Ácida comedia sobre los actores
Julián Lamar es vanidoso y se siente frustrado, desea que lo reconozcan como actor y por eso va de casting en casting mientras trabaja en una obra de teatro independiente donde los aplausos se los lleva otro. Julián Lamar (nombre de personaje del cine argentino de los estudios) tiene un mecanismo de defensa con características arrogantes y agresivas: su propia voz en off autodestructiva, su conflicto interno frente a quienes lo rodean, su mundo chiquito –el de la actuación y el reconocimiento– que lo hace olvidar otros más terrenales, afectivos, amistosos, donde la pose no sea tan importante. Para colmo tiene un padre (Daniel Fanego, en cuatro logradas intervenciones) que elogia al que tiene al lado, omitiendo a su hijo. Juan Minujín, buen actor, se pone en la piel de Lamar, pero también se ubica detrás de las cámaras por primera vez. Y se la juega por una comedia negra, nada complaciente, que habla de un mundo en permanente competencia, de un casting a otro, de la posibilidad de ser conocido –como le ocurre al personaje– interpretando a un cowboy en una producción estadounidense.

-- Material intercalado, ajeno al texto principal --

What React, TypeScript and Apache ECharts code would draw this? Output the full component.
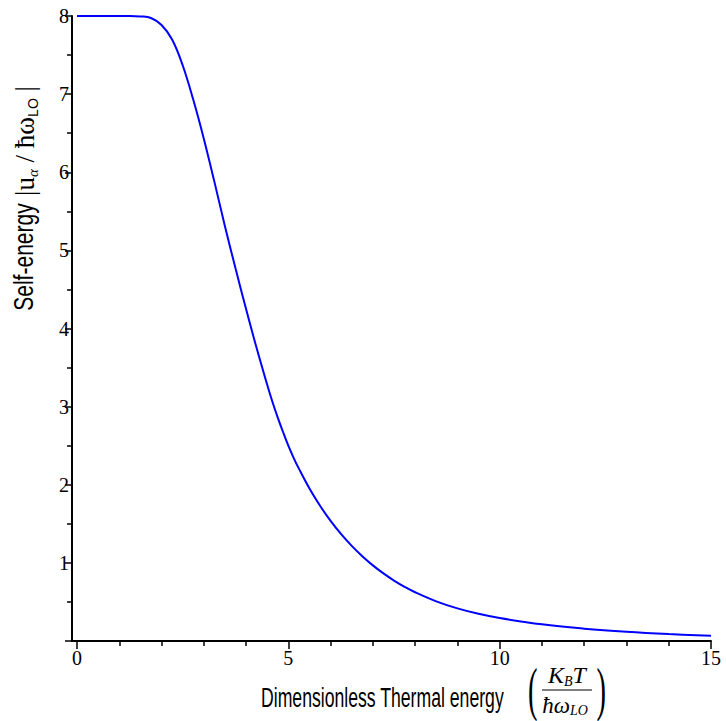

Y por allí anda Lamar, odiando a su competidor triunfante (Sbaraglia), metiéndose en un papel secundario que recibe golpes y bofetadas, exponiendo su cuerpo (aún no su prestigio), tirado en el piso como un extra de segundo nivel.

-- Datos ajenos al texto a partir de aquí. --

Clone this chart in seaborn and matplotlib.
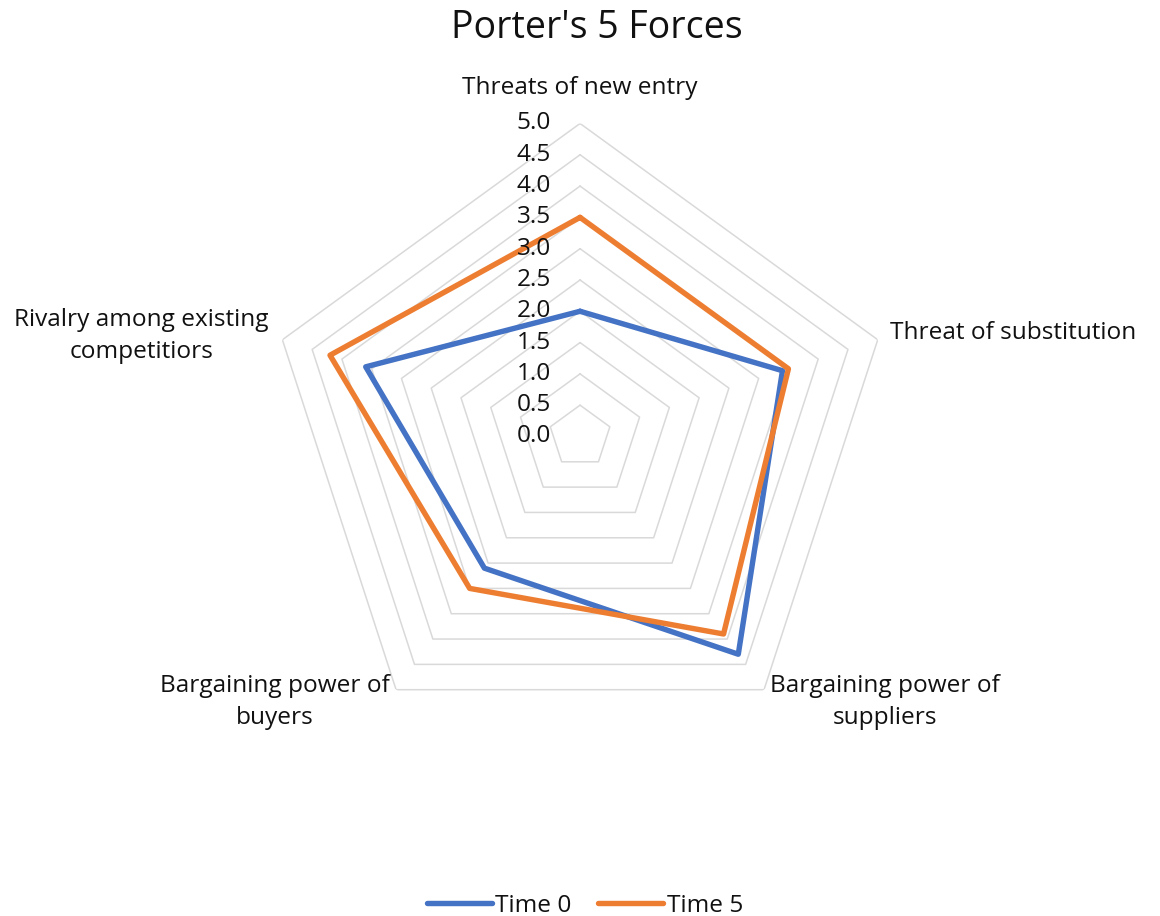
import numpy as np
import pandas as pd
import matplotlib
matplotlib.use("Agg")
import matplotlib.pyplot as plt
import seaborn as sns

# data
categories = ["Threats of new entry", "Threat of substitution",
              "Bargaining power of\nsuppliers", "Bargaining power of\nbuyers",
              "Rivalry among existing\ncompetitiors"]
time0 = [2.0, 3.4, 4.3, 2.6, 3.6]
time5 = [3.5, 3.5, 3.9, 3.0, 4.2]
series_names = ["Time 0", "Time 5"]
levels = [0.0, 0.5, 1.0, 1.5, 2.0, 2.5, 3.0, 3.5, 4.0, 4.5, 5.0]

sns.set_theme(style="white")
plt.rcParams['font.family'] = ['Open Sans', 'DejaVu Sans']
txt = "#111111"
fs = 17.6

n = len(categories)
theta = np.linspace(0, 2 * np.pi, n, endpoint=False)
theta_closed = np.append(theta, theta[0] + 2 * np.pi)

rows = []
for name, vals in zip(series_names, [time0, time5]):
    closed = list(vals) + [vals[0]]
    for t, v in zip(theta_closed, closed):
        rows.append({"theta": t, "value": v, "series": name})
df = pd.DataFrame(rows)

fig = plt.figure(figsize=(11.6, 9.16), dpi=100)
ax = fig.add_axes([0.2302, 0.1818, 0.5397, 0.6834], projection="polar")
ax.set_theta_offset(np.pi / 2)
ax.set_theta_direction(-1)
ax.grid(False)
ax.set_xticks([])
ax.set_yticks([])
ax.spines['polar'].set_visible(False)

# pentagon gridlines
for r in levels[1:]:
    ax.plot(theta_closed, [r] * len(theta_closed), color="#d9d9d9", lw=1.1, zorder=1)

sns.lineplot(data=df, x="theta", y="value", hue="series", sort=False, estimator=None,
             palette=["#4472C4", "#ED7D31"], linewidth=3.9, ax=ax, zorder=3)
ax.set_ylim(0, 5)
ax.set_xlabel("")
ax.set_ylabel("")

handles, labels = ax.get_legend_handles_labels()
ax.get_legend().remove()

# radial value labels along the top axis
for r in levels:
    ax.annotate(f"{r:.1f}", xy=(0, r), xytext=(-29, 0), textcoords="offset pixels",
                ha="right", va="center", fontsize=fs, color=txt, annotation_clip=False)

# category labels
offsets = [((0, 35), "center"), ((12, 7), "left"), ((6, -12), "left"),
           ((-6, -12), "right"), ((-14, 4), "right")]
for t, lab, (off, ha) in zip(theta, categories, offsets):
    ax.annotate(lab, xy=(t, 5.0), xytext=off, textcoords="offset pixels",
                ha=ha, va="center", multialignment="center", fontsize=fs,
                linespacing=1.45, color=txt, annotation_clip=False)

fig.text(596.5 / 1160, 1 - 28 / 916, "Porter's 5 Forces", ha="center", va="center",
         fontsize=27, color=txt)

fig.legend(handles, labels, loc="center", bbox_to_anchor=(585 / 1160, 10 / 916),
           ncol=2, frameon=False, fontsize=fs, handlelength=2.65, handletextpad=0.15,
           columnspacing=1.1, labelcolor=txt)

fig.savefig("out.png", dpi=100, facecolor="white")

Dura vida la de los actores, aquellas de los no conocidos aún, los que buscan la fama y el aplauso a toda costa. Sobre estos temas se desarrolla la historia de Vaquero, que consigue sus mejores momentos cuando el humor ácido y oscuro descansa en los silencios del protagonista, en los tiempos muertos donde hay lugar para la pausa y las ironías del caso, en la descripción visual del particular “mundo de los actores”. Pero Minujín, o acaso Lamar, en otros instantes del film, quedan excesivamente aferrados a esa voz en off que suena poco sincera, bastante apabullante, actuando de manera invasiva, demasiado concluyente y sin ambigüedades. Son aquellos momentos donde al cowboy se lo devora su propio ego, demasiado ego, que ya de por sí resultaba más que transparente cuando Lamar sólo miraba, sin opinar demasiado, sobre ese mundo que existe y es real. Y que, como todo mundo cerrado en su propio egoísmo, no disimula sus fortalezas y debilidades.